### THE REQUEST
Pick out the lines below that contain the string "this" and copy them all.

╔══

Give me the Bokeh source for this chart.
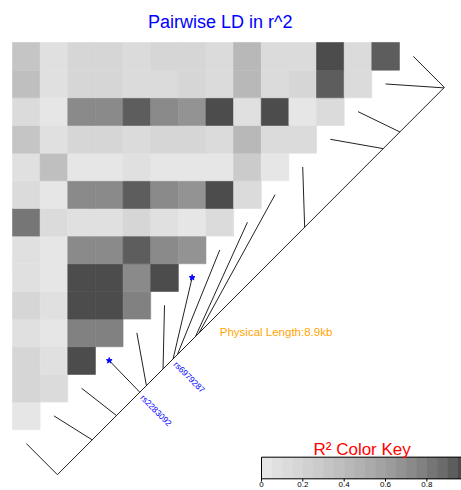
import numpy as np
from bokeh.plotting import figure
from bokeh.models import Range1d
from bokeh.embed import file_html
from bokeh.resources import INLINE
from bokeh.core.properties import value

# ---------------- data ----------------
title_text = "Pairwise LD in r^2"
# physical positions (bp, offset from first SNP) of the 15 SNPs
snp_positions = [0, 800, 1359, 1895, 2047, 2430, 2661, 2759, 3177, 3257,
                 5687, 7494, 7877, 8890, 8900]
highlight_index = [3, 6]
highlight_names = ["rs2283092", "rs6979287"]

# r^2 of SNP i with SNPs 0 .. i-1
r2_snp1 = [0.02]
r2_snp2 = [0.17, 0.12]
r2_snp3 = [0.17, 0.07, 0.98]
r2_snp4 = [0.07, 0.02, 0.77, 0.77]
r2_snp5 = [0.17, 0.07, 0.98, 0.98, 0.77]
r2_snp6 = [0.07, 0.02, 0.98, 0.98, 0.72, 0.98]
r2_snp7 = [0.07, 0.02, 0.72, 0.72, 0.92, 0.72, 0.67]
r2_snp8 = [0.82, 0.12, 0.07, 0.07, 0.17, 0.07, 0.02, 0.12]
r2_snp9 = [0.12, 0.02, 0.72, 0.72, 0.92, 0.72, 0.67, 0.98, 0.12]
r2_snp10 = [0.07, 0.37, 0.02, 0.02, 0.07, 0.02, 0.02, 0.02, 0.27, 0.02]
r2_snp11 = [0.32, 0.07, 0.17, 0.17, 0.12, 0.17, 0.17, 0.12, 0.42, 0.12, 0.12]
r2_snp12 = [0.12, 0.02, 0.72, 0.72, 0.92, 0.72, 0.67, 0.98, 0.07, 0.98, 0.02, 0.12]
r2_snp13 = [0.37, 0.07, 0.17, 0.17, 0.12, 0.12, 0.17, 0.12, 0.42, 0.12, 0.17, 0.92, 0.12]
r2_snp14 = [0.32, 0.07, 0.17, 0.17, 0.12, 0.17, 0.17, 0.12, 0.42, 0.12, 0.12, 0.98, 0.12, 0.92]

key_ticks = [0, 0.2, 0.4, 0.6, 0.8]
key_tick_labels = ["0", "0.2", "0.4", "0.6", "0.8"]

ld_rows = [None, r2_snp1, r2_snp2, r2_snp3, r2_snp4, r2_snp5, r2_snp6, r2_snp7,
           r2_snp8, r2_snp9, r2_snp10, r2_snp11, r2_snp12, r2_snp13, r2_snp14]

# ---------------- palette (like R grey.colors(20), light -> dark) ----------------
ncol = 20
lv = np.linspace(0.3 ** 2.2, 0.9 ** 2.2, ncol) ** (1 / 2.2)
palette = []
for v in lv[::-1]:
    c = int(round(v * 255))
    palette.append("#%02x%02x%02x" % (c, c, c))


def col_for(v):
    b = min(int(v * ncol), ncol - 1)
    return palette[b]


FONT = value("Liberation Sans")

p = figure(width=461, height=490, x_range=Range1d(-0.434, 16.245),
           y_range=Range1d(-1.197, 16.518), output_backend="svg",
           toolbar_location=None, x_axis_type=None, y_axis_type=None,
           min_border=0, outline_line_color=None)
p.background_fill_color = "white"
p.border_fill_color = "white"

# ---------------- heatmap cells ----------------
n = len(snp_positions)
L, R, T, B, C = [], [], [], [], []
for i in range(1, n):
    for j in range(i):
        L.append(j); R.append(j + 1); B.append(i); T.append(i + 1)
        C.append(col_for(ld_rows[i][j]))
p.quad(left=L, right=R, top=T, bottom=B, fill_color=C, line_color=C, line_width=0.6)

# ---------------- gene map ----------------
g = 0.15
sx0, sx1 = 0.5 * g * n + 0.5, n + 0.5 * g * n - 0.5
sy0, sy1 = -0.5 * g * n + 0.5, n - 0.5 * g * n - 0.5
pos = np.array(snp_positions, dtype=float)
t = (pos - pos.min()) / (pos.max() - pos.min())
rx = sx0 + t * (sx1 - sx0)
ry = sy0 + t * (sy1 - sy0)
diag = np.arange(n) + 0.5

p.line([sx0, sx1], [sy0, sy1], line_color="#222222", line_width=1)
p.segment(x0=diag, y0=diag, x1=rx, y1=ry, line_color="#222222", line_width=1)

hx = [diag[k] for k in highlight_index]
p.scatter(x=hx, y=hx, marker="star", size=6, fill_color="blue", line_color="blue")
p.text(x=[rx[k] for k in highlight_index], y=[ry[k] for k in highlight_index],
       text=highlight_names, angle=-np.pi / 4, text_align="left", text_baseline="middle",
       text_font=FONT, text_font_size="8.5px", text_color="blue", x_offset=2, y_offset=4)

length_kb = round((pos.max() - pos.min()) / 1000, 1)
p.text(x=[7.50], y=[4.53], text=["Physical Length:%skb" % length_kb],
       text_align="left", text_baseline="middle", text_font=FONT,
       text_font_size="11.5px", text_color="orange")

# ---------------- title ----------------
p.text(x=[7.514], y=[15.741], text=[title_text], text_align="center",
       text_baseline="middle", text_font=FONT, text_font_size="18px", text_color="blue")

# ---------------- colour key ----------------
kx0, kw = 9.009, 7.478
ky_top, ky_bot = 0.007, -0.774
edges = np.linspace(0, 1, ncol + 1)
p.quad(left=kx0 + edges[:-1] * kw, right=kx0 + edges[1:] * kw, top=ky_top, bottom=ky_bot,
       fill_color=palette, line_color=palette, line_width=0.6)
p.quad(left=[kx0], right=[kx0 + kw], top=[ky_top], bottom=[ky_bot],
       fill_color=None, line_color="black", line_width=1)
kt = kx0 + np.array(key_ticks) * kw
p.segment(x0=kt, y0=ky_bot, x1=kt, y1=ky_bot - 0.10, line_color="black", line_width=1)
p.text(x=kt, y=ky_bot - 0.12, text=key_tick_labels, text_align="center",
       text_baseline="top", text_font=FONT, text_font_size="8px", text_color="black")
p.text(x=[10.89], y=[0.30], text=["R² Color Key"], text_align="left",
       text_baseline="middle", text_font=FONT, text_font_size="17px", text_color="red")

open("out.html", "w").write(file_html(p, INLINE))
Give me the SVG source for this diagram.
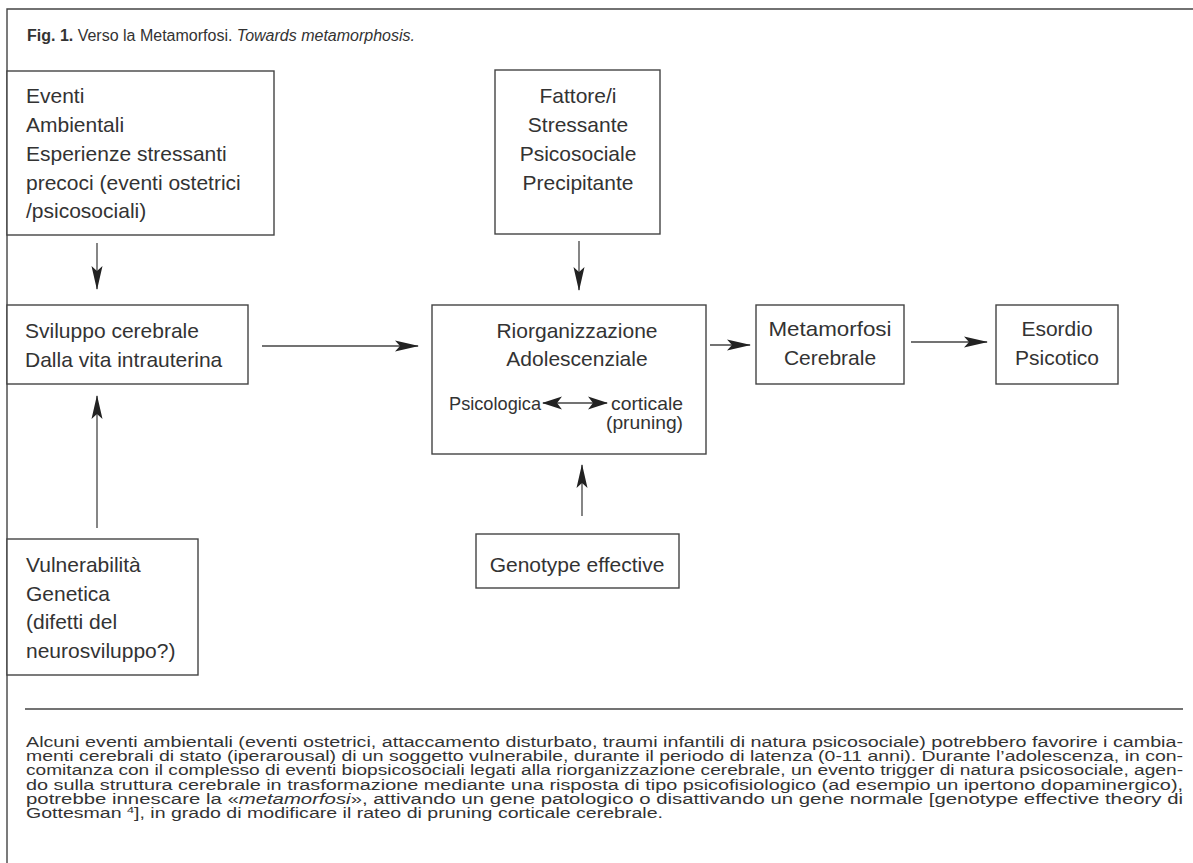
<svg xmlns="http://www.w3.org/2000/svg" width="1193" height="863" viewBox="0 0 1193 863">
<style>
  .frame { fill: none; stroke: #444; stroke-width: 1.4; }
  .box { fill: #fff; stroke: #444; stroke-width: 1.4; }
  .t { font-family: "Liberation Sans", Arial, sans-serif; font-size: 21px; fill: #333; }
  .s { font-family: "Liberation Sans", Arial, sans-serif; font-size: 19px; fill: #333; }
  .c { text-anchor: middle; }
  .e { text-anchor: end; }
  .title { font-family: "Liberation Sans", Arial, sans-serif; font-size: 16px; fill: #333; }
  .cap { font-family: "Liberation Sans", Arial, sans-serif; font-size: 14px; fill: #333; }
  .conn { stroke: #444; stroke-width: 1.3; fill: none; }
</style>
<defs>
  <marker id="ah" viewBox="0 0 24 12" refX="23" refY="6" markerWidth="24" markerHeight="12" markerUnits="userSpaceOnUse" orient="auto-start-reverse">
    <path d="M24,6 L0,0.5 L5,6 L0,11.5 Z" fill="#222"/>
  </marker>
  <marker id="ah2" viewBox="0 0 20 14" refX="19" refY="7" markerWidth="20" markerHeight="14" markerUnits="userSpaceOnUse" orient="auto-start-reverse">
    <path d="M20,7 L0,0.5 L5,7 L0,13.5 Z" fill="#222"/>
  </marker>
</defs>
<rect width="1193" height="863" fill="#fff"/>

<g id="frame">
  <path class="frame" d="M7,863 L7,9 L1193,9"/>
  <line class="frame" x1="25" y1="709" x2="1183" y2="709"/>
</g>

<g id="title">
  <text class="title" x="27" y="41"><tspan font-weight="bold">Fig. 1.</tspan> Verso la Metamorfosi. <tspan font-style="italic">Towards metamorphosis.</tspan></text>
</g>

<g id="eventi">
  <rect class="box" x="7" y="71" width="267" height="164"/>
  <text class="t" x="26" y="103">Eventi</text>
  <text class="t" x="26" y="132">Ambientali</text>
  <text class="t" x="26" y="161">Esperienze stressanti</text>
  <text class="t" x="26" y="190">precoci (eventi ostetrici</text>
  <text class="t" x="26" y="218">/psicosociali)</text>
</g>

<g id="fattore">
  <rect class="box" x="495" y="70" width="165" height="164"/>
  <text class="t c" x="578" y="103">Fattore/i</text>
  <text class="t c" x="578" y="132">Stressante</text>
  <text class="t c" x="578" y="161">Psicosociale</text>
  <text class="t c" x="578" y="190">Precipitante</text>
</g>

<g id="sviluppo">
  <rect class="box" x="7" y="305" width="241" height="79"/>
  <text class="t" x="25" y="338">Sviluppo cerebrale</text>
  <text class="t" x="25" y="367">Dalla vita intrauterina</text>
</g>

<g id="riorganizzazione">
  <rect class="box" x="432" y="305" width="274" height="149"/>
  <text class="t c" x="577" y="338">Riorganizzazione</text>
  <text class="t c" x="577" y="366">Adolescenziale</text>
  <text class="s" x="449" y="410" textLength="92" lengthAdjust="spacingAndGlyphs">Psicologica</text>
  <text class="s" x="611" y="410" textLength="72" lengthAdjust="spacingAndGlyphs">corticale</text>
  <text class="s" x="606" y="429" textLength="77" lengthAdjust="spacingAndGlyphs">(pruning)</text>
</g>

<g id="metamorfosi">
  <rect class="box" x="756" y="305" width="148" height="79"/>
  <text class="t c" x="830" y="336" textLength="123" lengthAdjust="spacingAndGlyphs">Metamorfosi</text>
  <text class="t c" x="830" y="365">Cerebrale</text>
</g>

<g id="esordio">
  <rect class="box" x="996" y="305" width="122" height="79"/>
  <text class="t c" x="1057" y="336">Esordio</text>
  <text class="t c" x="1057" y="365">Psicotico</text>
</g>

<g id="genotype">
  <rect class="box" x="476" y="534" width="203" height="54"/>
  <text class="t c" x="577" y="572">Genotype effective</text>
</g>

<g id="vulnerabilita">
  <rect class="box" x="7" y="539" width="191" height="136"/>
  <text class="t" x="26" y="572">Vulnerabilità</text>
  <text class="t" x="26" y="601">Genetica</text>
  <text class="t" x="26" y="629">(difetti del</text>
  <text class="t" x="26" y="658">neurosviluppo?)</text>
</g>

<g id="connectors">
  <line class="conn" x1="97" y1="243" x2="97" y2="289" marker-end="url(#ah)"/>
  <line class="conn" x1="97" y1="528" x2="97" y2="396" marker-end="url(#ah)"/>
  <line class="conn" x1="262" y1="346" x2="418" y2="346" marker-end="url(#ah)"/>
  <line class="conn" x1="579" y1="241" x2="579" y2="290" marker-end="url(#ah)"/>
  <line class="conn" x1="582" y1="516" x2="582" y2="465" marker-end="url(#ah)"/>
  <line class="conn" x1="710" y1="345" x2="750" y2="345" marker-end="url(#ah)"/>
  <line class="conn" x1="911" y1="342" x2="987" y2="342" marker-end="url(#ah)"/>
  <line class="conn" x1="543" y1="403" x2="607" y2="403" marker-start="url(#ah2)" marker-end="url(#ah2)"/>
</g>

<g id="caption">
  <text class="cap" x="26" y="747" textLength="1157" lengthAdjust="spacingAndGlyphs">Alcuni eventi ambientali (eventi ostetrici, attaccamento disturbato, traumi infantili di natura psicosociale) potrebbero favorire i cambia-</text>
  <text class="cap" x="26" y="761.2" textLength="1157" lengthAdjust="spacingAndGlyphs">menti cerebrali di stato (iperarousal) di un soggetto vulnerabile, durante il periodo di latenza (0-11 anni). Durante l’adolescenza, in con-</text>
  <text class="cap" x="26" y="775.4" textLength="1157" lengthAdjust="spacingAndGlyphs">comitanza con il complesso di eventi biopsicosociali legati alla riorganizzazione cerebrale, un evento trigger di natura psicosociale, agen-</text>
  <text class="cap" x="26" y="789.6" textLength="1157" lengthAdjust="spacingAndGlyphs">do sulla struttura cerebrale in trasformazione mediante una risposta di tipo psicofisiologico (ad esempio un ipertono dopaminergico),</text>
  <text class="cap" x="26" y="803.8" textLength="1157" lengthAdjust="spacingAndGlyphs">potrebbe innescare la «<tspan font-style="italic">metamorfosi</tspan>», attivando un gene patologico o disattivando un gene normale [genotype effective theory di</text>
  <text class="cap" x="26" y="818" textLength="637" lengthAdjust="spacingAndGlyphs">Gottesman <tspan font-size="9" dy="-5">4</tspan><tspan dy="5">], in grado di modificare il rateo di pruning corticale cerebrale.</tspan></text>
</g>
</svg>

╚══

### EXERCISE SOLUTION
Give me the Bokeh source for this chart.
Give me the SVG source for this diagram.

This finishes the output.